Do you know if these fish were wild caught or aquarium bred?

So sorry that this is happening to you.


----------



## jaysee (Dec 9, 2009)

I'll say that when those kinds of loaches die, they can become quite a mess.

What kind of black sand is it? That was my first thought - the substrate. Got through till this last post you made for it to come up. Might be that the sand is too sharp for them?

This is a good example of why it's important to quarantine new fish. You just never know what you're going to get. Hopefully whatever is taking out your kuhlis does not start claiming other fish too.

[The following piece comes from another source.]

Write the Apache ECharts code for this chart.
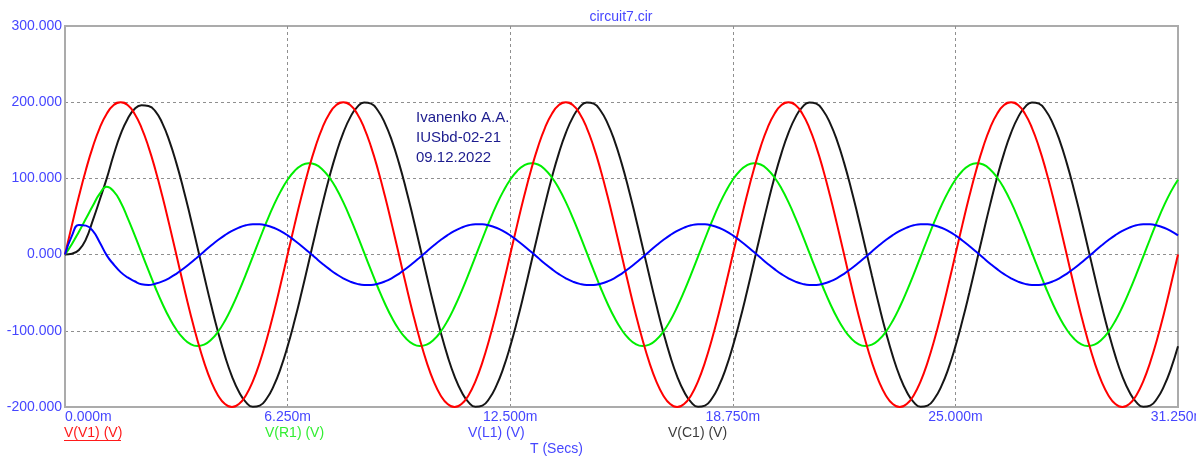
<!DOCTYPE html>
<html>
<head>
<meta charset="utf-8">
<script src="https://cdn.jsdelivr.net/npm/echarts@6/dist/echarts.min.js"></script>
<style>
  html, body { margin: 0; padding: 0; background: #ffffff; }
  #chart { width: 1196px; height: 456px; }
</style>
</head>
<body>
<div id="chart"></div>
<script>
// Transient analysis samples, one every STEP_MS milliseconds (0 .. 31.25 ms)
const STEP_MS = 0.1953125;

// V(V1) (V)
const vV1 = [
  0, 39.0, 76.5, 111.1, 141.4, 166.3, 184.8, 196.2, 200, 196.2, 184.8, 166.3, 141.4, 111.1, 76.5, 39.0, 0, -39.0, -76.5, -111.1, -141.4, -166.3, -184.8, -196.2, -200, -196.2, -184.8, -166.3, -141.4, -111.1, -76.5, -39.0,
  0, 39.0, 76.5, 111.1, 141.4, 166.3, 184.8, 196.2, 200, 196.2, 184.8, 166.3, 141.4, 111.1, 76.5, 39.0, 0, -39.0, -76.5, -111.1, -141.4, -166.3, -184.8, -196.2, -200, -196.2, -184.8, -166.3, -141.4, -111.1, -76.5, -39.0,
  0, 39.0, 76.5, 111.1, 141.4, 166.3, 184.8, 196.2, 200, 196.2, 184.8, 166.3, 141.4, 111.1, 76.5, 39.0, 0, -39.0, -76.5, -111.1, -141.4, -166.3, -184.8, -196.2, -200, -196.2, -184.8, -166.3, -141.4, -111.1, -76.5, -39.0,
  0, 39.0, 76.5, 111.1, 141.4, 166.3, 184.8, 196.2, 200, 196.2, 184.8, 166.3, 141.4, 111.1, 76.5, 39.0, 0, -39.0, -76.5, -111.1, -141.4, -166.3, -184.8, -196.2, -200, -196.2, -184.8, -166.3, -141.4, -111.1, -76.5, -39.0,
  0, 39.0, 76.5, 111.1, 141.4, 166.3, 184.8, 196.2, 200, 196.2, 184.8, 166.3, 141.4, 111.1, 76.5, 39.0, 0, -39.0, -76.5, -111.1, -141.4, -166.3, -184.8, -196.2, -200, -196.2, -184.8, -166.3, -141.4, -111.1, -76.5, -39.0,
  0
];

// V(R1) (V)
const vR1 = [
  0, 14, 30, 47, 64, 80, 89, 83, 68.8, 48.3, 26.0, 2.6, -20.8, -43.5, -64.5, -83.0, -98.3, -109.8, -117.2, -120.0, -118.2, -111.8, -101.2, -86.7, -68.8, -48.3, -26.0, -2.6, 20.8, 43.5, 64.5, 83.0,
  98.3, 109.8, 117.2, 120.0, 118.2, 111.8, 101.2, 86.7, 68.8, 48.3, 26.0, 2.6, -20.8, -43.5, -64.5, -83.0, -98.3, -109.8, -117.2, -120.0, -118.2, -111.8, -101.2, -86.7, -68.8, -48.3, -26.0, -2.6, 20.8, 43.5, 64.5, 83.0,
  98.3, 109.8, 117.2, 120.0, 118.2, 111.8, 101.2, 86.7, 68.8, 48.3, 26.0, 2.6, -20.8, -43.5, -64.5, -83.0, -98.3, -109.8, -117.2, -120.0, -118.2, -111.8, -101.2, -86.7, -68.8, -48.3, -26.0, -2.6, 20.8, 43.5, 64.5, 83.0,
  98.3, 109.8, 117.2, 120.0, 118.2, 111.8, 101.2, 86.7, 68.8, 48.3, 26.0, 2.6, -20.8, -43.5, -64.5, -83.0, -98.3, -109.8, -117.2, -120.0, -118.2, -111.8, -101.2, -86.7, -68.8, -48.3, -26.0, -2.6, 20.8, 43.5, 64.5, 83.0,
  98.3, 109.8, 117.2, 120.0, 118.2, 111.8, 101.2, 86.7, 68.8, 48.3, 26.0, 2.6, -20.8, -43.5, -64.5, -83.0, -98.3, -109.8, -117.2, -120.0, -118.2, -111.8, -101.2, -86.7, -68.8, -48.3, -26.0, -2.6, 20.8, 43.5, 64.5, 83.0,
  98.3
];

// V(L1) (V)
const vL1 = [
  0, 25, 39, 38, 31, 16, -1, -13, -23, -30, -35, -39, -40, -38.2, -35.2, -30.8, -25.2, -18.6, -11.4, -3.7, 4.2, 11.9, 19.1, 25.6, 31.1, 35.4, 38.4, 39.8, 39.8, 38.2, 35.2, 30.8,
  25.2, 18.6, 11.4, 3.7, -4.2, -11.9, -19.1, -25.6, -31.1, -35.4, -38.4, -39.8, -39.8, -38.2, -35.2, -30.8, -25.2, -18.6, -11.4, -3.7, 4.2, 11.9, 19.1, 25.6, 31.1, 35.4, 38.4, 39.8, 39.8, 38.2, 35.2, 30.8,
  25.2, 18.6, 11.4, 3.7, -4.2, -11.9, -19.1, -25.6, -31.1, -35.4, -38.4, -39.8, -39.8, -38.2, -35.2, -30.8, -25.2, -18.6, -11.4, -3.7, 4.2, 11.9, 19.1, 25.6, 31.1, 35.4, 38.4, 39.8, 39.8, 38.2, 35.2, 30.8,
  25.2, 18.6, 11.4, 3.7, -4.2, -11.9, -19.1, -25.6, -31.1, -35.4, -38.4, -39.8, -39.8, -38.2, -35.2, -30.8, -25.2, -18.6, -11.4, -3.7, 4.2, 11.9, 19.1, 25.6, 31.1, 35.4, 38.4, 39.8, 39.8, 38.2, 35.2, 30.8,
  25.2, 18.6, 11.4, 3.7, -4.2, -11.9, -19.1, -25.6, -31.1, -35.4, -38.4, -39.8, -39.8, -38.2, -35.2, -30.8, -25.2, -18.6, -11.4, -3.7, 4.2, 11.9, 19.1, 25.6, 31.1, 35.4, 38.4, 39.8, 39.8, 38.2, 35.2, 30.8,
  25.2
];

// V(C1) (V)
const vC1 = [
  0, 1, 6, 20, 45, 72, 100, 131, 158, 178, 191, 196, 195, 188, 172.3, 149.3, 120.4, 86.9, 50.1, 11.3, -27.8, -65.9, -101.5, -133.2, -159.7, -180.1, -193.6, -199.7, -198.1, -188.8, -172.3, -149.3,
  -120.4, -86.9, -50.1, -11.3, 27.8, 65.9, 101.5, 133.2, 159.7, 180.1, 193.6, 199.7, 198.1, 188.8, 172.3, 149.3, 120.4, 86.9, 50.1, 11.3, -27.8, -65.9, -101.5, -133.2, -159.7, -180.1, -193.6, -199.7, -198.1, -188.8, -172.3, -149.3,
  -120.4, -86.9, -50.1, -11.3, 27.8, 65.9, 101.5, 133.2, 159.7, 180.1, 193.6, 199.7, 198.1, 188.8, 172.3, 149.3, 120.4, 86.9, 50.1, 11.3, -27.8, -65.9, -101.5, -133.2, -159.7, -180.1, -193.6, -199.7, -198.1, -188.8, -172.3, -149.3,
  -120.4, -86.9, -50.1, -11.3, 27.8, 65.9, 101.5, 133.2, 159.7, 180.1, 193.6, 199.7, 198.1, 188.8, 172.3, 149.3, 120.4, 86.9, 50.1, 11.3, -27.8, -65.9, -101.5, -133.2, -159.7, -180.1, -193.6, -199.7, -198.1, -188.8, -172.3, -149.3,
  -120.4, -86.9, -50.1, -11.3, 27.8, 65.9, 101.5, 133.2, 159.7, 180.1, 193.6, 199.7, 198.1, 188.8, 172.3, 149.3, 120.4, 86.9, 50.1, 11.3, -27.8, -65.9, -101.5, -133.2, -159.7, -180.1, -193.6, -199.7, -198.1, -188.8, -172.3, -149.3,
  -120.4
];

const seriesNames = ['V(V1) (V)', 'V(R1) (V)', 'V(L1) (V)', 'V(C1) (V)'];
const xRange = [0, 31.25, 6.25];      // min, max, step (ms)
const yRange = [-200, 300, 100];      // min, max, step (V)
const titleText = 'circuit7.cir';
const xAxisTitle = 'T (Secs)';
const noteLines = ['Ivanenko A.A.', 'IUSbd-02-21', '09.12.2022'];

const FONT = '"Liberation Sans", Arial, sans-serif';
const AXIS_TEXT = '#4646ff';

const toPairs = arr => arr.map((v, i) => [i * STEP_MS, v]);

const lineSeries = (name, data, color) => ({
  name: name,
  type: 'line',
  data: toPairs(data),
  showSymbol: false,
  smooth: 0.5,
  smoothConstraint: false,
  lineStyle: { color: color, width: 2 },
  itemStyle: { color: color },
  emphasis: { disabled: true },
  animation: false
});

const gridLine = { type: [3, 3], color: '#8f8f8f', width: 1 };
const borderLine = { color: '#ababab', width: 2 };

const chart = echarts.init(document.getElementById('chart'), null, { renderer: 'canvas' });
chart.setOption({
  backgroundColor: '#ffffff',
  animation: false,
  grid: {
    left: 65, right: 18, top: 26, bottom: 49,
    containLabel: false,
    outerBoundsMode: 'none',
    show: true, borderColor: '#ababab', borderWidth: 2, backgroundColor: 'transparent'
  },
  xAxis: {
    type: 'value',
    min: xRange[0], max: xRange[1], interval: xRange[2],
    axisLine: { show: true, onZero: false, lineStyle: borderLine },
    axisTick: { show: false },
    axisLabel: {
      color: AXIS_TEXT, fontSize: 14, fontFamily: FONT, margin: 3,
      alignMinLabel: 'left',
      hideOverlap: false,
      formatter: v => v.toFixed(3) + 'm'
    },
    splitLine: { show: true, showMinLine: false, showMaxLine: false, lineStyle: gridLine }
  },
  yAxis: {
    type: 'value',
    min: yRange[0], max: yRange[1], interval: yRange[2],
    axisLine: { show: true, onZero: false, lineStyle: borderLine },
    axisTick: { show: false },
    axisLabel: {
      color: AXIS_TEXT, fontSize: 14, fontFamily: FONT, margin: 3,
      formatter: v => v.toFixed(3)
    },
    splitLine: { show: true, showMinLine: false, showMaxLine: false, lineStyle: gridLine }
  },
  series: [
    lineSeries(seriesNames[3], vC1, '#161616'),
    lineSeries(seriesNames[1], vR1, '#00ee00'),
    lineSeries(seriesNames[0], vV1, '#ff0000'),
    lineSeries(seriesNames[2], vL1, '#0000ff')
  ],
  graphic: [
    { type: 'text', x: 621, y: 17, style: { text: titleText, fill: '#4646ff', font: '14px ' + FONT, textAlign: 'center', textVerticalAlign: 'middle' } },
    { type: 'text', x: 416, y: 108, style: { text: noteLines.join('\n'), fill: '#1c1c8e', font: '15px ' + FONT, lineHeight: 20, textAlign: 'left', textVerticalAlign: 'top' } },
    { type: 'text', x: 64, y: 433, style: { text: seriesNames[0], fill: '#ff1a1a', font: '14px ' + FONT, textVerticalAlign: 'middle' } },
    { type: 'line', shape: { x1: 64, y1: 440.5, x2: 121, y2: 440.5 }, style: { stroke: '#ff1a1a', lineWidth: 1 } },
    { type: 'text', x: 265, y: 433, style: { text: seriesNames[1], fill: '#33ee33', font: '14px ' + FONT, textVerticalAlign: 'middle' } },
    { type: 'text', x: 468, y: 433, style: { text: seriesNames[2], fill: '#4646ff', font: '14px ' + FONT, textVerticalAlign: 'middle' } },
    { type: 'text', x: 668, y: 433, style: { text: seriesNames[3], fill: '#3c3c3c', font: '14px ' + FONT, textVerticalAlign: 'middle' } },
    { type: 'text', x: 530, y: 449, style: { text: xAxisTitle, fill: '#4646ff', font: '14px ' + FONT, textVerticalAlign: 'middle' } }
  ]
});
</script>
</body>
</html>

I would get them out of the main tank yesterday.


----------



## SunsetGuardian (Dec 1, 2013)

I apologize for not updating.

The sick loach died, but the other two seem to be okay and are showing no signs of disease. However, one of my neon tetras suddenly became ill with the same disease the loaches had and it appears to be dying right now. The skin is eroded on it's side, it's twitching rapidly, and lying on it's side on bottom of the quarantine tank. It's the exact same way the loaches died. Should I start treating my whole tank with medication? I do not want to lose any more fish. 

The loaches were wild caught, as kuhlis are near impossible to breed in captivity. They were ordered online and all of the ones I ordered died, the only survivors were ones I bought at a petsmart. I'm thinking that he sent me diseased fish... The sand is very fine and smooth, there aren't any sharp edges in it and I doubt that is the problem.


----------